RGB-D-Inertial SLAM in Indoor Dynamic Environments with Long-term Large Occlusion

Ran Long,Christian Rauch,Vladimir Ivan,Tin Lun Lam,Sethu Vijayakumar
2023-03-23
Abstract:This work presents a novel RGB-D-inertial dynamic SLAM method that can enable accurate localisation when the majority of the camera view is occluded by multiple dynamic objects over a long period of time. Most dynamic SLAM approaches either remove dynamic objects as outliers when they account for a minor proportion of the visual input, or detect dynamic objects using semantic segmentation before camera tracking. Therefore, dynamic objects that cause large occlusions are difficult to detect without prior information. The remaining visual information from the static background is also not enough to support localisation when large occlusion lasts for a long period. To overcome these problems, our framework presents a robust visual-inertial bundle adjustment that simultaneously tracks camera, estimates cluster-wise dense segmentation of dynamic objects and maintains a static sparse map by combining dense and sparse features. The experiment results demonstrate that our method achieves promising localisation and object segmentation performance compared to other state-of-the-art methods in the scenario of long-term large occlusion.
Robotics
What problem does this paper attempt to address?

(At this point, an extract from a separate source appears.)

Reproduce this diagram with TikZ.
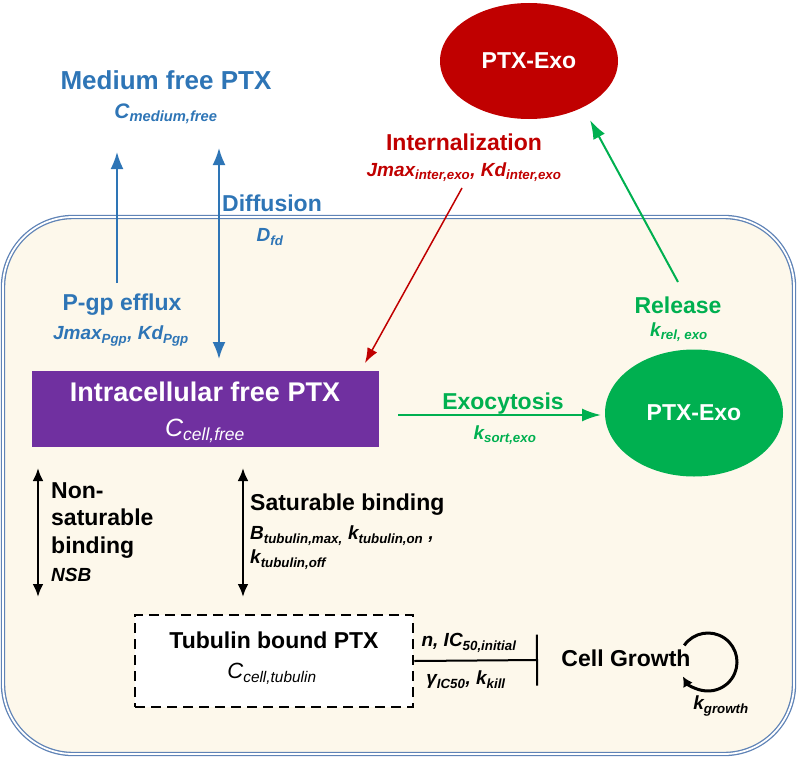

The paper primarily aims to address the problem of RGB-D-Inertial Simultaneous Localization and Mapping (RGB-D-Inertial SLAM) in indoor dynamic environments, where the camera view is extensively and persistently occluded by multiple dynamic objects. Specifically, the research addresses the following issues: 1. **Localization challenges under prolonged extensive occlusion**: Most existing SLAM methods assume a static environment. However, when robots interact with objects in the scene or collaborate with humans, these dynamic objects can cause prolonged extensive occlusion of the camera view, thereby affecting localization accuracy. 2. **Challenges in dynamic object detection**: Many visual SLAM methods rely on detecting regions of dynamic objects, often based on the assumption that the static background occupies the majority of the camera view, or by directly detecting predefined dynamic object categories through semantic segmentation. However, these methods struggle to work effectively when unknown dynamic objects cause prolonged extensive occlusion. To address the above issues, the paper proposes a novel RGB-D-Inertial dynamic SLAM method that can achieve accurate localization even when the majority of the camera view is persistently occluded by multiple dynamic objects. This method combines dense and sparse features, enabling simultaneous camera tracking, cluster-level dense segmentation of dynamic objects, and maintenance of a static sparse map. Additionally, to enhance the system's robustness against prolonged extensive occlusion, the framework actively removes sparse map points from dynamic object regions and maintains a sparse model of the static background by fusing dense and sparse features. In summary, the main contributions of this research include: - A new method for dynamic object detection that combines sparse and dense features; - A novel bundle adjustment (BA) process that simultaneously provides dense segmentation of dynamic objects, camera tracking, and environment mapping; - An RGB-D-Inertial SLAM method that performs excellently under prolonged extensive occlusion caused by multiple undefined dynamic objects.